# THE TASK
Restate each of the lines given below, word for word.

# DATA
** START **

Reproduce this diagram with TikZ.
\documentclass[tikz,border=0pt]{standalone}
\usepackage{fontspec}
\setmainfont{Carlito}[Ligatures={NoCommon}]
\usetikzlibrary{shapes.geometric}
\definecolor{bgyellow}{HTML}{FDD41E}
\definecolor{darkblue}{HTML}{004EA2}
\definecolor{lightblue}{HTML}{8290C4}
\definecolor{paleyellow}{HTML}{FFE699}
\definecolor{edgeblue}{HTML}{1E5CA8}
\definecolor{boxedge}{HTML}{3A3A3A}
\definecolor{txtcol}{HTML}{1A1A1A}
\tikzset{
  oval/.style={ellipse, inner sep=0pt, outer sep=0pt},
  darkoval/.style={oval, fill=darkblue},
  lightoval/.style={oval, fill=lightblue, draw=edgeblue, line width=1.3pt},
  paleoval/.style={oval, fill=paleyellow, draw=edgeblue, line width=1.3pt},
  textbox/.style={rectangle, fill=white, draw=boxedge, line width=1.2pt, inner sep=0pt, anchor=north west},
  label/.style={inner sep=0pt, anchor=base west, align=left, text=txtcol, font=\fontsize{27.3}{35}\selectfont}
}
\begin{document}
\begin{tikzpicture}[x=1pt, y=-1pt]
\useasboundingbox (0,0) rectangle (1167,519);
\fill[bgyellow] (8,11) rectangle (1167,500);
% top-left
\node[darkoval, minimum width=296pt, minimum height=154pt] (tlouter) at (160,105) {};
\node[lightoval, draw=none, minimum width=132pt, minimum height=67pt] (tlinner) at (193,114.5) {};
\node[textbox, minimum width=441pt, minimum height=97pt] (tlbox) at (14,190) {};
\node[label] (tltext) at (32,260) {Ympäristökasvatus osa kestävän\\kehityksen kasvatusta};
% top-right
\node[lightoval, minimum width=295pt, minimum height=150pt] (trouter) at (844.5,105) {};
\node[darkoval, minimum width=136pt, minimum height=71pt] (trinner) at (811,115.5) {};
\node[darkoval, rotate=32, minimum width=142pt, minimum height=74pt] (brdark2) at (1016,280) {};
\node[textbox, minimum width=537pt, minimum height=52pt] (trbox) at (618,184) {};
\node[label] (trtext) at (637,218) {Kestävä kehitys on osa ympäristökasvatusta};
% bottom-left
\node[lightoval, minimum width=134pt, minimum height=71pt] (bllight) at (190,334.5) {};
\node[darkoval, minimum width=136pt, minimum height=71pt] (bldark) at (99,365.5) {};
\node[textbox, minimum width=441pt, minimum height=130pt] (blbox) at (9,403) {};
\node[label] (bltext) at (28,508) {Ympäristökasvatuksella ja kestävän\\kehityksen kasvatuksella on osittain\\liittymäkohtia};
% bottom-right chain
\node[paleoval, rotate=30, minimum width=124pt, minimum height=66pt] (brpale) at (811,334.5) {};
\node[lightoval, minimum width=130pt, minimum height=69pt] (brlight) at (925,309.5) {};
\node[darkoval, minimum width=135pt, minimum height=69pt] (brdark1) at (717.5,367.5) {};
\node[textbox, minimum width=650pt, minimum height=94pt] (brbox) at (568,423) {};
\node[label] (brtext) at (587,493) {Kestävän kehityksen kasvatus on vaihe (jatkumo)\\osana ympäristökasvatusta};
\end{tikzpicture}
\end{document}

** END **

# WRITTEN REPLY
Reproduce this diagram with TikZ.
\documentclass[tikz,border=0pt]{standalone}
\usepackage{fontspec}
\setmainfont{Carlito}[Ligatures={NoCommon}]
\usetikzlibrary{shapes.geometric}
\definecolor{bgyellow}{HTML}{FDD41E}
\definecolor{darkblue}{HTML}{004EA2}
\definecolor{lightblue}{HTML}{8290C4}
\definecolor{paleyellow}{HTML}{FFE699}
\definecolor{edgeblue}{HTML}{1E5CA8}
\definecolor{boxedge}{HTML}{3A3A3A}
\definecolor{txtcol}{HTML}{1A1A1A}
\tikzset{
  oval/.style={ellipse, inner sep=0pt, outer sep=0pt},
  darkoval/.style={oval, fill=darkblue},
  lightoval/.style={oval, fill=lightblue, draw=edgeblue, line width=1.3pt},
  paleoval/.style={oval, fill=paleyellow, draw=edgeblue, line width=1.3pt},
  textbox/.style={rectangle, fill=white, draw=boxedge, line width=1.2pt, inner sep=0pt, anchor=north west},
  label/.style={inner sep=0pt, anchor=base west, align=left, text=txtcol, font=\fontsize{27.3}{35}\selectfont}
}
\begin{document}
\begin{tikzpicture}[x=1pt, y=-1pt]
\useasboundingbox (0,0) rectangle (1167,519);
\fill[bgyellow] (8,11) rectangle (1167,500);
% top-left
\node[darkoval, minimum width=296pt, minimum height=154pt] (tlouter) at (160,105) {};
\node[lightoval, draw=none, minimum width=132pt, minimum height=67pt] (tlinner) at (193,114.5) {};
\node[textbox, minimum width=441pt, minimum height=97pt] (tlbox) at (14,190) {};
\node[label] (tltext) at (32,260) {Ympäristökasvatus osa kestävän\\kehityksen kasvatusta};
% top-right
\node[lightoval, minimum width=295pt, minimum height=150pt] (trouter) at (844.5,105) {};
\node[darkoval, minimum width=136pt, minimum height=71pt] (trinner) at (811,115.5) {};
\node[darkoval, rotate=32, minimum width=142pt, minimum height=74pt] (brdark2) at (1016,280) {};
\node[textbox, minimum width=537pt, minimum height=52pt] (trbox) at (618,184) {};
\node[label] (trtext) at (637,218) {Kestävä kehitys on osa ympäristökasvatusta};
% bottom-left
\node[lightoval, minimum width=134pt, minimum height=71pt] (bllight) at (190,334.5) {};
\node[darkoval, minimum width=136pt, minimum height=71pt] (bldark) at (99,365.5) {};
\node[textbox, minimum width=441pt, minimum height=130pt] (blbox) at (9,403) {};
\node[label] (bltext) at (28,508) {Ympäristökasvatuksella ja kestävän\\kehityksen kasvatuksella on osittain\\liittymäkohtia};
% bottom-right chain
\node[paleoval, rotate=30, minimum width=124pt, minimum height=66pt] (brpale) at (811,334.5) {};
\node[lightoval, minimum width=130pt, minimum height=69pt] (brlight) at (925,309.5) {};
\node[darkoval, minimum width=135pt, minimum height=69pt] (brdark1) at (717.5,367.5) {};
\node[textbox, minimum width=650pt, minimum height=94pt] (brbox) at (568,423) {};
\node[label] (brtext) at (587,493) {Kestävän kehityksen kasvatus on vaihe (jatkumo)\\osana ympäristökasvatusta};
\end{tikzpicture}
\end{document}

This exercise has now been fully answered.